La justice évolue dans l’espace dynamique où se rencontrent et se confrontent l’éthique et la morale. Là où la morale énonce des devoirs et trace des limites nettes entre le permis et l’interdit, l’éthique, elle, entretient le doute et valorise une incertitude féconde, source de renouvellement. La morale s'impose avec l'autorité de la tradition ou du consensus social, façonnant les consciences par ses normes ; l'éthique, au contraire, guide la délibération en éclairant les dilemmes grâce à une réflexion exigeante sur le bien, le juste et la portée de nos actions. Loin d’être une faiblesse, cette tension constitue une ressource essentielle : elle protège la justice à la fois de la rigidité dogmatique et de l’écueil du relativisme. Car si la morale risque de figer la justice dans des règles immuables, l'éthique seule pourrait la dissoudre dans une quête sans fin de justifications. C’est leur dialogue constant qui permet à la justice de rester vivante, de s’adapter aux réalités changeantes sans sacrifier ses fondements. 

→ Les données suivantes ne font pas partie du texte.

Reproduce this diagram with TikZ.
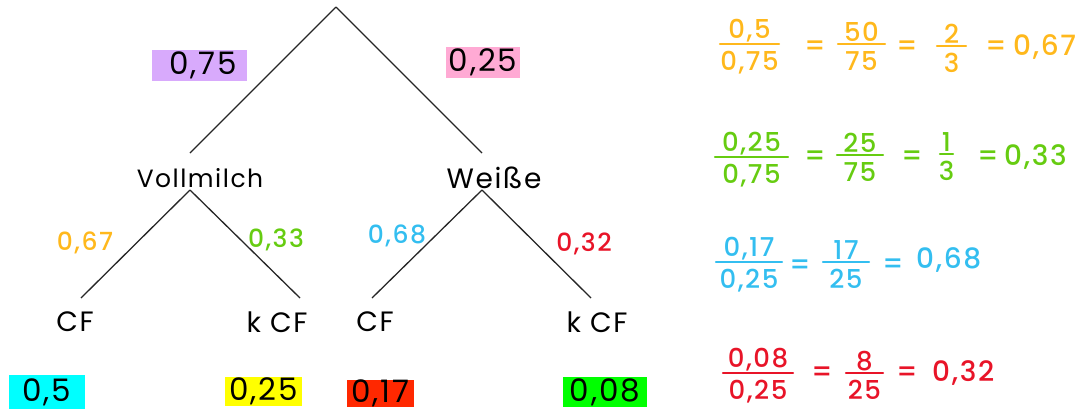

Paul Ricœur (Soi-même comme un autre) définissait l'éthique comme une « visée du bonheur », une aspiration au bonheur que nous cherchons à réaliser, pour nous-mêmes comme pour autrui. La morale, quant à elle, incarne la dimension normative de cette quête : elle rassemble les obligations et les interdits qui en permettent la traduction concrète. Lorsque l’éthique s’efface, la morale tend à se figer en un corpus de règles rigides, progressivement vidées de leur sens et de leur légitimité. Inversement, sans le cadre structurant de la morale, l’éthique se dissout dans une forme d’idéalisme abstrait, privé de prise sur le réel et incapable de guider l’action.

La dialectique entre l’éthique et la morale conserve toute sa pertinence : elle articule une réflexion critique sur les fins à poursuivre et des règles d’action concrètes. Ce dialogue exige une perpétuelle adaptation aux réalités contemporaines pour garantir tant la justice que le bien commun. C’est précisément dans cette articulation - entre l’exigence interrogative de l’éthique et la force normative de la morale - que s’enracine une sagesse pratique authentique, capable de guider l’être humain vers le juste et le bien. 

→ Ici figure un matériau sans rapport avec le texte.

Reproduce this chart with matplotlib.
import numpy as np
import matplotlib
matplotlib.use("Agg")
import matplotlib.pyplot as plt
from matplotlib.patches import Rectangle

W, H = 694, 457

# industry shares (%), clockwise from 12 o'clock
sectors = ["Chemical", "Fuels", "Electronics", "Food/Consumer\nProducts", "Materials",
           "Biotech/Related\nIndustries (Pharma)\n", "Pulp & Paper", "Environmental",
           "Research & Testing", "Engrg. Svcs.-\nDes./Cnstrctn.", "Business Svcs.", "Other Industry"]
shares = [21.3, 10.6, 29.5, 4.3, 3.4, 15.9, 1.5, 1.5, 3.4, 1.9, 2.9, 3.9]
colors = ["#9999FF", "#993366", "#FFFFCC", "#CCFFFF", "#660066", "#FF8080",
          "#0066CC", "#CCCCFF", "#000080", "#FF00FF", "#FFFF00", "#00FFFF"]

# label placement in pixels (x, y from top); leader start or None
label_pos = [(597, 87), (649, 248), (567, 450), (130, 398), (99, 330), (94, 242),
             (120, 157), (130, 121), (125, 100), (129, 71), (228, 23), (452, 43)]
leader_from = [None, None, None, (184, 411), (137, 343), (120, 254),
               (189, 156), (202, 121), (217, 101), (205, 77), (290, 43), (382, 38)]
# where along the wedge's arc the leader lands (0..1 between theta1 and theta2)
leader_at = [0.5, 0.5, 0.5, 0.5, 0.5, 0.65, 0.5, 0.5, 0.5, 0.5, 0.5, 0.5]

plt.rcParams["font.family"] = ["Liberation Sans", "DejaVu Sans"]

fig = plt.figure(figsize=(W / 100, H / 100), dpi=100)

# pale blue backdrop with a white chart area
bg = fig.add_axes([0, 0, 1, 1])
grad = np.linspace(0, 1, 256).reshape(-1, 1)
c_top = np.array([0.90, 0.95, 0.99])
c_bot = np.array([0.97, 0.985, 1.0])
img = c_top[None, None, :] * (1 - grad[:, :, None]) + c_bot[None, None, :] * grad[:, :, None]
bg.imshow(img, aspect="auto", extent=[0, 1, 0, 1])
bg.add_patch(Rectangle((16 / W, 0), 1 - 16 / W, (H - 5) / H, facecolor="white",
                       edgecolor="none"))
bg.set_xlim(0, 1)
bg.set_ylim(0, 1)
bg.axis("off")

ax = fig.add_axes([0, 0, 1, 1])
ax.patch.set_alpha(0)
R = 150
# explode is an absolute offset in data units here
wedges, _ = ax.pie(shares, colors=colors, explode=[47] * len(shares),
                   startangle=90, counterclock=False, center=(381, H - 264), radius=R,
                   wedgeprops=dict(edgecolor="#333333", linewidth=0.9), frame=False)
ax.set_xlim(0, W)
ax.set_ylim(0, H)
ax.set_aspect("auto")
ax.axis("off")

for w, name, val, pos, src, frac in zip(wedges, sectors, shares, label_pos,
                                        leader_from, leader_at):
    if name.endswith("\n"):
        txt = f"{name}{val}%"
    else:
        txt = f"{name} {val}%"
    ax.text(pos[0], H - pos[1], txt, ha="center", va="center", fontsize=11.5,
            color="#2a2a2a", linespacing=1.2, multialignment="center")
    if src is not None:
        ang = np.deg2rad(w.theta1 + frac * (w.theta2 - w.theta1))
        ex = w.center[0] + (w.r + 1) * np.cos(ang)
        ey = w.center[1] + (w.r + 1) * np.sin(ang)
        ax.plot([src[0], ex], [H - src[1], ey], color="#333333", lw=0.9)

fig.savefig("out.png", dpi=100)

Au final, je dirai que la justice authentique ne se trouve ni dans une approche purement théorique du droit ni dans un relativisme culturel absolu, mais dans l'équilibre mouvant entre ces deux pôles. Elle s'épanouit dans un échange constant entre l'aspiration universelle à des règles justes et la diversité concrète des sociétés, de leurs héritages et de leurs rapports de force. Cette tension créatrice nous pousse à questionner continuellement les bases de nos lois, tout en préservant des valeurs communes. Une justice pleinement humaine embrasse donc cette double exigence : elle puise dans la réalité sociale pour garder sa pertinence, et vise l'universel pour conserver sa dimension humaine.